The ELC Even 90 featured a turret very similar to that of the ELC Even 30, but replaced both 30mm guns and the right-side machinegun with a single low-pressure 90mm D919 gun using 700m/sec HEAT rounds type G, on the right side of the turret.

=== ELC Even 120 ===
The ELC Even 120 featured four 120 mm recoilless rifles arranged in horizontal pairs on either side of the turret. These weapons were to be reloaded by the driver either by rotating the turret so that the driver could open his hatch and insert new projectiles without leaving his seat, or by having the driver climb out and reload the weapons from a standing position next to the tank.

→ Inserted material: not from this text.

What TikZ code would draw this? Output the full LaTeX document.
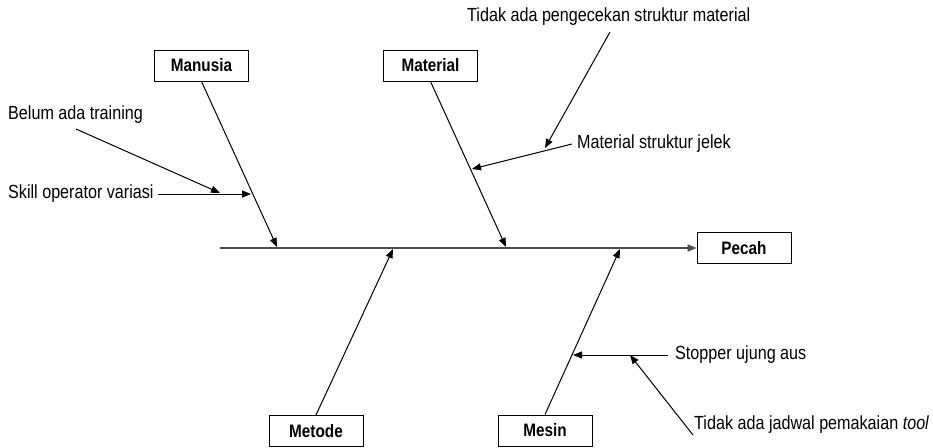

It was also suggested that the rear ends of the 120mm weapons' barrels be cut so that the rear sections could be rotated into the turret, allowing the gunner to reload the weapons without opening his hatch.

Another version of the tank featuring two 120mm weapons, each with a five-round revolver-type autoloader, was suggested but not constructed.

=== ELC Even – Nord-Aviation missiles ===
A vehicle armed with either four SS-11 ATGMs or two SS-12 SSMs mounted on arms on either side of a purpose-built welded plate turret, with an armored glass observation window on its front. A prototype featuring a combination of these weapons (two SS-11 on the right side of the turret and one SS-12 on the left) was built.